DESCRIPTION OF THE TASK: Reproduce exactly the lines from the line with "Emit a Python" through the line with "label='Upper shear layer')", both included, and no other lines.

INFORMATION SHOWN:
::::
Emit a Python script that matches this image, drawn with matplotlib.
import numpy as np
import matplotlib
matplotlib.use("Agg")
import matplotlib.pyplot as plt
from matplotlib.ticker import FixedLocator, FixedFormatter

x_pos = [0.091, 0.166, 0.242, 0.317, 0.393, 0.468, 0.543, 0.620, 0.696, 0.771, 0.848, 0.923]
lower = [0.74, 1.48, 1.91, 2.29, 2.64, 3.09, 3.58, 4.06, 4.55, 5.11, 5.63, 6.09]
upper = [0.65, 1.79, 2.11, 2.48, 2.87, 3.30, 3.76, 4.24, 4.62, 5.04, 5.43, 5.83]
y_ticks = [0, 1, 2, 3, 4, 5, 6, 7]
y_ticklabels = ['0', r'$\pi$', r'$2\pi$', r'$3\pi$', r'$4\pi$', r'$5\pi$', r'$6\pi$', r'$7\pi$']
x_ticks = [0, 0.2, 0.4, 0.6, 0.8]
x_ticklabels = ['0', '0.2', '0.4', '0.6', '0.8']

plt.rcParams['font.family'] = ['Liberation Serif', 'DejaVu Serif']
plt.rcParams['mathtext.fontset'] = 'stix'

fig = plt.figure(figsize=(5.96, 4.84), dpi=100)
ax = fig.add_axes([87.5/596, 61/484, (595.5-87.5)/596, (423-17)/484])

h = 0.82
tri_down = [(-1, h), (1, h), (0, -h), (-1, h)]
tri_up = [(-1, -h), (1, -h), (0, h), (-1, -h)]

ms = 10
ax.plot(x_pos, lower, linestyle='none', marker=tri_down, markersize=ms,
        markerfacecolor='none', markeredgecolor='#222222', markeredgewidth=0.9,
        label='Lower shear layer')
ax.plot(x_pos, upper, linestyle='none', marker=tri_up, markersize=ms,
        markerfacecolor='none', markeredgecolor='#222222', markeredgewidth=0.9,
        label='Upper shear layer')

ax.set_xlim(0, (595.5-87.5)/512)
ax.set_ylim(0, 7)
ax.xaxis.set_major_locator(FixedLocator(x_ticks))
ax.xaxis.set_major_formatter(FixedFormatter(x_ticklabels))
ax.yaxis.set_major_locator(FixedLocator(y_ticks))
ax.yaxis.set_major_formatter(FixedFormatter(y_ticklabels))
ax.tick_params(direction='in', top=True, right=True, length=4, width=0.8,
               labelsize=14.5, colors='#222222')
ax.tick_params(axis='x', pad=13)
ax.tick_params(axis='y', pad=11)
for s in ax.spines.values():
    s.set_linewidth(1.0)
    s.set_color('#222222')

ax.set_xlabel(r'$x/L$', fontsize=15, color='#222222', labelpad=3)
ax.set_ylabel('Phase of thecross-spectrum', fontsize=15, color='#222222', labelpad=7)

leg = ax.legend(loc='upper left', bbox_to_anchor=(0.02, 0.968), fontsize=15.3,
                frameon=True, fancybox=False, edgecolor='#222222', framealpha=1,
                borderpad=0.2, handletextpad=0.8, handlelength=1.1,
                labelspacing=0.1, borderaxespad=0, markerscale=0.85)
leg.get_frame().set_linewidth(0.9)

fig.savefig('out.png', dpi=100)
::::
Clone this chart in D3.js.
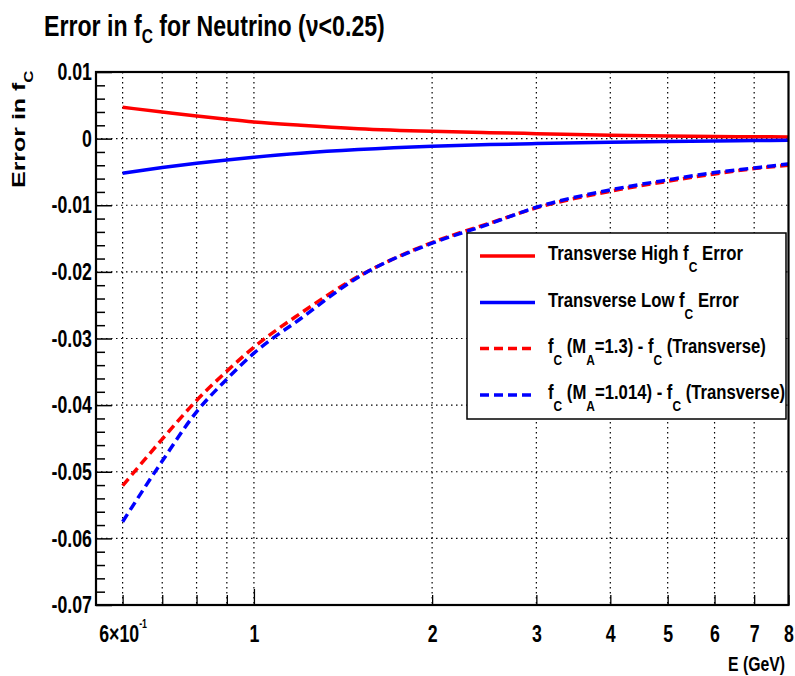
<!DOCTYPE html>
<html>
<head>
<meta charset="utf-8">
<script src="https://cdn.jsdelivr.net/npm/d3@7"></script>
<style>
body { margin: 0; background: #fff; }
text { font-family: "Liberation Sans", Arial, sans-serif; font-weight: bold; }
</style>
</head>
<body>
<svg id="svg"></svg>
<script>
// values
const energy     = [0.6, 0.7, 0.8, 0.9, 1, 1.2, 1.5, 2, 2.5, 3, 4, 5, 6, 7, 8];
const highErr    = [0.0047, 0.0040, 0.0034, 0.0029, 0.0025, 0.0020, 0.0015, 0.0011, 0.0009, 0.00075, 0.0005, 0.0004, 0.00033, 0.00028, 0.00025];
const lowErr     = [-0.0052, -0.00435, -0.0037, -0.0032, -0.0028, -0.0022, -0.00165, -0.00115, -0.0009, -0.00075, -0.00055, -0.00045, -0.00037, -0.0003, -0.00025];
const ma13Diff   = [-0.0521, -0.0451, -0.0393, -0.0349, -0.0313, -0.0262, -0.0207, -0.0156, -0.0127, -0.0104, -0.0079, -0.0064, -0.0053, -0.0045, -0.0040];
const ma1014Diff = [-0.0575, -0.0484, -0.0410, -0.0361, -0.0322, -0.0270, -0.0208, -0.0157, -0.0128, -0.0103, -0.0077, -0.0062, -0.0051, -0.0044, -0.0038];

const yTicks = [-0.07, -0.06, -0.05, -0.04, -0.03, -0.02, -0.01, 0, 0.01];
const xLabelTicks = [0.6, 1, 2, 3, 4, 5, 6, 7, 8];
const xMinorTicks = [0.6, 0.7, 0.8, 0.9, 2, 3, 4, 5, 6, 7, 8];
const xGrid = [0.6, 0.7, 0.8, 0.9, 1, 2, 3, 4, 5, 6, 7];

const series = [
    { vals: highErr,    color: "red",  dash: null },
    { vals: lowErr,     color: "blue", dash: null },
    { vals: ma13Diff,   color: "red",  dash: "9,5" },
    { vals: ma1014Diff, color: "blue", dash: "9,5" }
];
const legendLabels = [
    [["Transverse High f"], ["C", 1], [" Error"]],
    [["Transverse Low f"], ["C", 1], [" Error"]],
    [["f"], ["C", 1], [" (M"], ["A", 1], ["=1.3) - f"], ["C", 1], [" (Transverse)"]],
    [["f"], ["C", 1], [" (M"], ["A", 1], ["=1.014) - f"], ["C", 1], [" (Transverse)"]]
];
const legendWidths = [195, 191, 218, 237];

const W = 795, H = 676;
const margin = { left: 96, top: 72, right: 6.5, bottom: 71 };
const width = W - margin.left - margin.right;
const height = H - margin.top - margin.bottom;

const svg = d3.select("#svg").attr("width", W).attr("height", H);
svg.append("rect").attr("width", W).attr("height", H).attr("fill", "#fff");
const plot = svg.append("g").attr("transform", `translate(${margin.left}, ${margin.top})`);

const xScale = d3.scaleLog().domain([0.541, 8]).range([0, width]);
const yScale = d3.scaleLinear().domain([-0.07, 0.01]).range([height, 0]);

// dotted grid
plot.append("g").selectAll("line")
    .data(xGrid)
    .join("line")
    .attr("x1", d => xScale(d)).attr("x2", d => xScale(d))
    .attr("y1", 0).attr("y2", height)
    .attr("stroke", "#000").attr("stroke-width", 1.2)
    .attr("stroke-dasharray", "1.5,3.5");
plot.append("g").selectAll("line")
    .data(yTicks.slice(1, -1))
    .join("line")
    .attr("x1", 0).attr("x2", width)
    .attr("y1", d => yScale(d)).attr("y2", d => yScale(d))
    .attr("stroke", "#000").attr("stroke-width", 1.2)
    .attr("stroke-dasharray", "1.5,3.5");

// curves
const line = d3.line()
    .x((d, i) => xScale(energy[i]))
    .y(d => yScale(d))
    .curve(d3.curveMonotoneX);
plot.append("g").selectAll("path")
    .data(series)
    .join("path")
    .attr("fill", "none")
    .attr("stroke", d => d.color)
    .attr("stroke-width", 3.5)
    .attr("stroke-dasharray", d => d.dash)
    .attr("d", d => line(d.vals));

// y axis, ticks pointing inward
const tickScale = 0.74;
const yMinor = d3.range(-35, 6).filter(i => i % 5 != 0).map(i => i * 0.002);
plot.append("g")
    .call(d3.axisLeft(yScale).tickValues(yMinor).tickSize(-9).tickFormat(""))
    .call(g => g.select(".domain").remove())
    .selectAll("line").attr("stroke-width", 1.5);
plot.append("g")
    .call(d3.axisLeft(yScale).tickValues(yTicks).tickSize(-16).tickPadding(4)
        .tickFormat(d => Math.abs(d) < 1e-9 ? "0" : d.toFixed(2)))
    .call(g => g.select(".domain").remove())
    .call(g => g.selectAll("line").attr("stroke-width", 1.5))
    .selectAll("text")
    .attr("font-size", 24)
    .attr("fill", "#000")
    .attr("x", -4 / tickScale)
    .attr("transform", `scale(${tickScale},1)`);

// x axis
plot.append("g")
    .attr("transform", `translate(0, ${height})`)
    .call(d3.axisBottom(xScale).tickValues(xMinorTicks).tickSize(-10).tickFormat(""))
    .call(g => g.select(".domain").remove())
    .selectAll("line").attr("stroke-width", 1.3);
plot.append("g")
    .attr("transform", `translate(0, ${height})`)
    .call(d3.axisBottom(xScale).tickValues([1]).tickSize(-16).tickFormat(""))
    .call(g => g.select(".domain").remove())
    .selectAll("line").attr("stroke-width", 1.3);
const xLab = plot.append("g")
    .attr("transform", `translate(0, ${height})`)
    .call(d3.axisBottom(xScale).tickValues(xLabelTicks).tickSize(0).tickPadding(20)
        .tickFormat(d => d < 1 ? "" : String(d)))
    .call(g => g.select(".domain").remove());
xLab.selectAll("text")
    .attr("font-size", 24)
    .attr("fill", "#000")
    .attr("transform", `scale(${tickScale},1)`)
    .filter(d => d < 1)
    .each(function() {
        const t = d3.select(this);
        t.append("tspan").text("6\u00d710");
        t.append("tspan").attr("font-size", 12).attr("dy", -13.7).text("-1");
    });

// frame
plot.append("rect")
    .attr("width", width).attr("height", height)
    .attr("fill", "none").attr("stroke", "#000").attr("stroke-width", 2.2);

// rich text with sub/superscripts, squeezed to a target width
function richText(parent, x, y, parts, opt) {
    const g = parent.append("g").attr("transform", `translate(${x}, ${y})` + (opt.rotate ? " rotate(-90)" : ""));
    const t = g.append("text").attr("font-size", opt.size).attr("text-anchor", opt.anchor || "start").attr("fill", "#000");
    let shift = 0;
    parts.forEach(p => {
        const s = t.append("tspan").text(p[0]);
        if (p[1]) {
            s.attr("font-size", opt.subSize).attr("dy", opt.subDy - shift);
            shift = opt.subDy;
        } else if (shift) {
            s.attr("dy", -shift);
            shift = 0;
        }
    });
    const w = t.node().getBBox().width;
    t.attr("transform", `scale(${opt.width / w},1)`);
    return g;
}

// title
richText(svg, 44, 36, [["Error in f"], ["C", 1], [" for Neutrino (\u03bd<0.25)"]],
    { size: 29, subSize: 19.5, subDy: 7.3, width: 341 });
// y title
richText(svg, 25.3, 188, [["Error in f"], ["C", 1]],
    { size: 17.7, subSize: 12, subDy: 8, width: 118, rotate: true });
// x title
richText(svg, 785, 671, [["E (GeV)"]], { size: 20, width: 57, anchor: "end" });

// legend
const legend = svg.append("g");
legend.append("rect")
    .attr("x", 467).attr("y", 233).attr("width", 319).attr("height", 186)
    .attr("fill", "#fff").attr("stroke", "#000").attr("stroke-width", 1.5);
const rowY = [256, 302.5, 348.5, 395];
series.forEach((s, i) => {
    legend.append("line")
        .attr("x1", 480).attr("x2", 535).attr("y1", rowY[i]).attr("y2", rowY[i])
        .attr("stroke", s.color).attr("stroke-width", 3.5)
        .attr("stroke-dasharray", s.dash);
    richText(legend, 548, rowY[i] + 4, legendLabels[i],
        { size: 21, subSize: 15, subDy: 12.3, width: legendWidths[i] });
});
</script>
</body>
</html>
::::
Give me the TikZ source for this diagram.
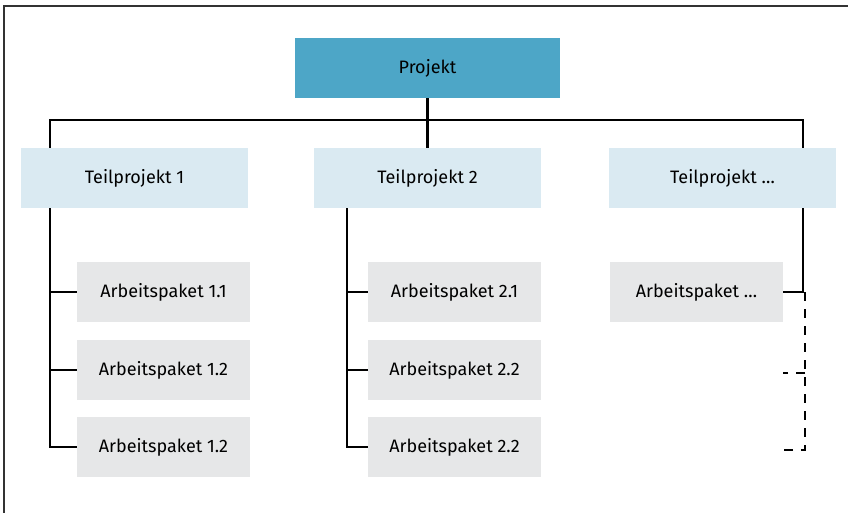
::::
WRITTEN SOLUTION:
Emit a Python script that matches this image, drawn with matplotlib.
import numpy as np
import matplotlib
matplotlib.use("Agg")
import matplotlib.pyplot as plt
from matplotlib.ticker import FixedLocator, FixedFormatter

x_pos = [0.091, 0.166, 0.242, 0.317, 0.393, 0.468, 0.543, 0.620, 0.696, 0.771, 0.848, 0.923]
lower = [0.74, 1.48, 1.91, 2.29, 2.64, 3.09, 3.58, 4.06, 4.55, 5.11, 5.63, 6.09]
upper = [0.65, 1.79, 2.11, 2.48, 2.87, 3.30, 3.76, 4.24, 4.62, 5.04, 5.43, 5.83]
y_ticks = [0, 1, 2, 3, 4, 5, 6, 7]
y_ticklabels = ['0', r'$\pi$', r'$2\pi$', r'$3\pi$', r'$4\pi$', r'$5\pi$', r'$6\pi$', r'$7\pi$']
x_ticks = [0, 0.2, 0.4, 0.6, 0.8]
x_ticklabels = ['0', '0.2', '0.4', '0.6', '0.8']

plt.rcParams['font.family'] = ['Liberation Serif', 'DejaVu Serif']
plt.rcParams['mathtext.fontset'] = 'stix'

fig = plt.figure(figsize=(5.96, 4.84), dpi=100)
ax = fig.add_axes([87.5/596, 61/484, (595.5-87.5)/596, (423-17)/484])

h = 0.82
tri_down = [(-1, h), (1, h), (0, -h), (-1, h)]
tri_up = [(-1, -h), (1, -h), (0, h), (-1, -h)]

ms = 10
ax.plot(x_pos, lower, linestyle='none', marker=tri_down, markersize=ms,
        markerfacecolor='none', markeredgecolor='#222222', markeredgewidth=0.9,
        label='Lower shear layer')
ax.plot(x_pos, upper, linestyle='none', marker=tri_up, markersize=ms,
        markerfacecolor='none', markeredgecolor='#222222', markeredgewidth=0.9,
        label='Upper shear layer')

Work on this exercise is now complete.